El teatro como experiencia física, como encuentro, fue lección que, pese a las circunstancias, o tal vez gracias a ellas, aprendimos muy pronto, con el estupor de la primera juventud, aquélla en que la carne se abre y acoge con idéntica afición verdades y mentiras.
La época, en cambio, no estaba para poner los corazones al clareo y esperar a que el sol blanquease los estigmas. Y basta de metáforas. Quiero decir que un día, muy temprano, cuando uno se levanta herido de tantas cosas y estudia o pasea o escribe o trabaja en algo complementario para permitirse respirar, y viene el teatro y lo hiere de muerte, y uno maldice la vagancia de los que sólo están listos al atardecer para meterse en aquel túnel libertario que te aísla de todo y te pone en comunicación con todo; cuando ocurre esa crisis, en plena algarabía vaginal de un régimen de tapadillo, es el momento del milagro, el tiempo justo para que te salga al paso el grito suficiente que evita el martirio estúpido, la flecha mal lanzada, o la simple desubicación. El teatro te llama, la palabra te lanza, el corazón te urge, la alegría te inunda, la desesperación te prepara.

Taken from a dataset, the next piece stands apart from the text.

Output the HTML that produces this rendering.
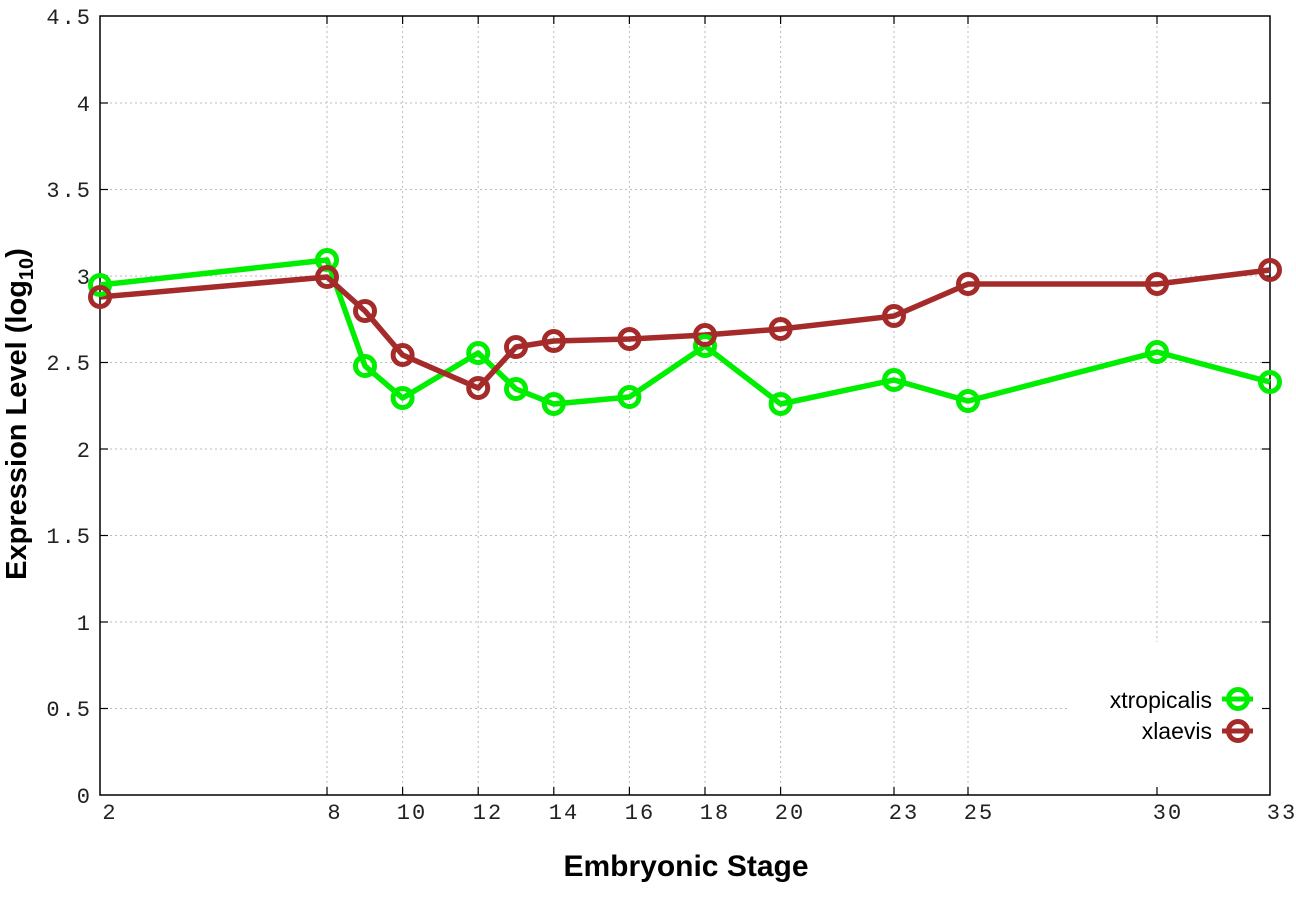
<!DOCTYPE html>
<html><head><meta charset="utf-8"><style>html,body{margin:0;padding:0;background:#fff}svg{display:block}</style></head>
<body>
<svg width="1296" height="907" xmlns="http://www.w3.org/2000/svg">
<rect width="1296" height="907" fill="#fff"/>
<g stroke="#bbb" stroke-width="1" stroke-dasharray="2,3">
<line x1="100" y1="103" x2="1270" y2="103"/>
<line x1="100" y1="189.5" x2="1270" y2="189.5"/>
<line x1="100" y1="276" x2="1270" y2="276"/>
<line x1="100" y1="362.5" x2="1270" y2="362.5"/>
<line x1="100" y1="449" x2="1270" y2="449"/>
<line x1="100" y1="535.5" x2="1270" y2="535.5"/>
<line x1="100" y1="622" x2="1270" y2="622"/>
<line x1="100" y1="708.5" x2="1070" y2="708.5"/>
<line x1="327" y1="16" x2="327" y2="795"/>
<line x1="402.6" y1="16" x2="402.6" y2="795"/>
<line x1="478.2" y1="16" x2="478.2" y2="795"/>
<line x1="553.8" y1="16" x2="553.8" y2="795"/>
<line x1="629.4" y1="16" x2="629.4" y2="795"/>
<line x1="705" y1="16" x2="705" y2="795"/>
<line x1="780.6" y1="16" x2="780.6" y2="795"/>
<line x1="894" y1="16" x2="894" y2="795"/>
<line x1="968" y1="16" x2="968" y2="795"/>
<line x1="1157" y1="16" x2="1157" y2="642"/>
</g>
<rect x="100" y="16" width="1170" height="779" fill="none" stroke="#000" stroke-width="1.5"/>
<g stroke="#000" stroke-width="1.2">
<line x1="100" y1="103" x2="108" y2="103"/><line x1="1270" y1="103" x2="1262" y2="103"/>
<line x1="100" y1="189.5" x2="108" y2="189.5"/><line x1="1270" y1="189.5" x2="1262" y2="189.5"/>
<line x1="100" y1="276" x2="108" y2="276"/><line x1="1270" y1="276" x2="1262" y2="276"/>
<line x1="100" y1="362.5" x2="108" y2="362.5"/><line x1="1270" y1="362.5" x2="1262" y2="362.5"/>
<line x1="100" y1="449" x2="108" y2="449"/><line x1="1270" y1="449" x2="1262" y2="449"/>
<line x1="100" y1="535.5" x2="108" y2="535.5"/><line x1="1270" y1="535.5" x2="1262" y2="535.5"/>
<line x1="100" y1="622" x2="108" y2="622"/><line x1="1270" y1="622" x2="1262" y2="622"/>
<line x1="100" y1="708.5" x2="108" y2="708.5"/><line x1="1270" y1="708.5" x2="1262" y2="708.5"/>
<line x1="327" y1="795" x2="327" y2="787"/><line x1="327" y1="16" x2="327" y2="24"/>
<line x1="402.6" y1="795" x2="402.6" y2="787"/><line x1="402.6" y1="16" x2="402.6" y2="24"/>
<line x1="478.2" y1="795" x2="478.2" y2="787"/><line x1="478.2" y1="16" x2="478.2" y2="24"/>
<line x1="553.8" y1="795" x2="553.8" y2="787"/><line x1="553.8" y1="16" x2="553.8" y2="24"/>
<line x1="629.4" y1="795" x2="629.4" y2="787"/><line x1="629.4" y1="16" x2="629.4" y2="24"/>
<line x1="705" y1="795" x2="705" y2="787"/><line x1="705" y1="16" x2="705" y2="24"/>
<line x1="780.6" y1="795" x2="780.6" y2="787"/><line x1="780.6" y1="16" x2="780.6" y2="24"/>
<line x1="894" y1="795" x2="894" y2="787"/><line x1="894" y1="16" x2="894" y2="24"/>
<line x1="968" y1="795" x2="968" y2="787"/><line x1="968" y1="16" x2="968" y2="24"/>
<line x1="1157" y1="795" x2="1157" y2="787"/><line x1="1157" y1="16" x2="1157" y2="24"/>
</g>
<g font-family="Liberation Mono, monospace" font-size="22" fill="#222" text-anchor="end" letter-spacing="2">
<text x="92" y="24">4.5</text><text x="92" y="111">4</text><text x="92" y="197">3.5</text>
<text x="92" y="284">3</text><text x="92" y="370">2.5</text><text x="92" y="457">2</text>
<text x="92" y="543">1.5</text><text x="92" y="630">1</text><text x="92" y="716">0.5</text><text x="92" y="803">0</text>
</g>
<g font-family="Liberation Mono, monospace" font-size="22" fill="#222" text-anchor="middle" letter-spacing="2">
<text x="110" y="819">2</text><text x="335" y="819">8</text><text x="412" y="819">10</text>
<text x="488" y="819">12</text><text x="564" y="819">14</text><text x="640" y="819">16</text>
<text x="715" y="819">18</text><text x="790" y="819">20</text><text x="904" y="819">23</text>
<text x="979" y="819">25</text><text x="1168" y="819">30</text><text x="1282" y="819">33</text>
</g>
<text x="686" y="876" font-family="Liberation Sans, sans-serif" font-weight="bold" font-size="30" text-anchor="middle">Embryonic Stage</text>
<text transform="translate(26,414) rotate(-90)" font-family="Liberation Sans, sans-serif" font-weight="bold" font-size="29" text-anchor="middle">Expression Level (log<tspan font-size="20" dy="7">10</tspan><tspan dy="-7">)</tspan></text>
<g fill="none" stroke-width="5.5" stroke-linejoin="round">
<polyline stroke="#00ee00" points="100,285 327,260 365,366 402.6,398 478.2,353 516,389 553.8,404 629.4,397 705,346 780.6,404 894,380 968,401 1157,352 1270,382"/>
<polyline stroke="#a52a2a" points="100,297 327,277 365,311 402.6,355 478.2,388 516,347 553.8,341 629.4,339 705,335 780.6,329 894,316 968,284 1157,284 1270,270"/>
</g>
<g fill="none" stroke-width="5" stroke="#00ee00">
<circle cx="100" cy="285" r="9.5"/><circle cx="327" cy="260" r="9.5"/><circle cx="365" cy="366" r="9.5"/><circle cx="402.6" cy="398" r="9.5"/><circle cx="478.2" cy="353" r="9.5"/><circle cx="516" cy="389" r="9.5"/><circle cx="553.8" cy="404" r="9.5"/><circle cx="629.4" cy="397" r="9.5"/><circle cx="705" cy="346" r="9.5"/><circle cx="780.6" cy="404" r="9.5"/><circle cx="894" cy="380" r="9.5"/><circle cx="968" cy="401" r="9.5"/><circle cx="1157" cy="352" r="9.5"/><circle cx="1270" cy="382" r="9.5"/>
</g>
<g fill="none" stroke-width="5" stroke="#a52a2a">
<circle cx="100" cy="297" r="9.5"/><circle cx="327" cy="277" r="9.5"/><circle cx="365" cy="311" r="9.5"/><circle cx="402.6" cy="355" r="9.5"/><circle cx="478.2" cy="388" r="9.5"/><circle cx="516" cy="347" r="9.5"/><circle cx="553.8" cy="341" r="9.5"/><circle cx="629.4" cy="339" r="9.5"/><circle cx="705" cy="335" r="9.5"/><circle cx="780.6" cy="329" r="9.5"/><circle cx="894" cy="316" r="9.5"/><circle cx="968" cy="284" r="9.5"/><circle cx="1157" cy="284" r="9.5"/><circle cx="1270" cy="270" r="9.5"/>
</g>
<g font-family="Liberation Sans, sans-serif" font-size="23" text-anchor="end" fill="#000">
<text x="1212" y="708">xtropicalis</text><text x="1212" y="739">xlaevis</text>
</g>
<g stroke-width="5" fill="none">
<line x1="1222" y1="699" x2="1253" y2="699" stroke="#00ee00"/><circle cx="1238" cy="699" r="9.5" stroke="#00ee00"/>
<line x1="1222" y1="731" x2="1253" y2="731" stroke="#a52a2a"/><circle cx="1238" cy="731" r="9.5" stroke="#a52a2a"/>
</g>
</svg>
</body></html>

Hoy sé, porque lo viví y además me lo dijo Isaac Díaz Pardo, que el teatro comienza con “gritos en la plaza”. Alguien llega y da voces, convoca y reúne, cuenta y te hace partícipe. No estaban las cosas tan claras cuando caía en mis manos el primer ejemplar de Primer Acto. La lucha contra la barbarie tenía varios frentes, en un país con tan poca ventilación… Había, por una parte, que quitarse la apostilla, librarse de la costumbre, de lo impuesto aherrojante; por otra, era preciso airear bien, que entrase vida y luz por todas las ventanas; quiero decir, que no se condujese mal aquel ingreso, presentando simplemente novedades, cosa por aquellos años y en aquellas coyunturas, tan difícil de evitar…
Para mí, que era joven, como digo, y que sobre la herida del teatro y el sincero y activo antifranquismo, tenía la militancia importantísima de una cultura y una lengua que muchos años de historia pretendían ahogar, aquella mirada amplia y solidaria de nuestra revista, abrió las puertas justas para borrar de nuestras sienes la marca de la extranjería.
Nos enseñó a resistir. Nos ayudó a respirar.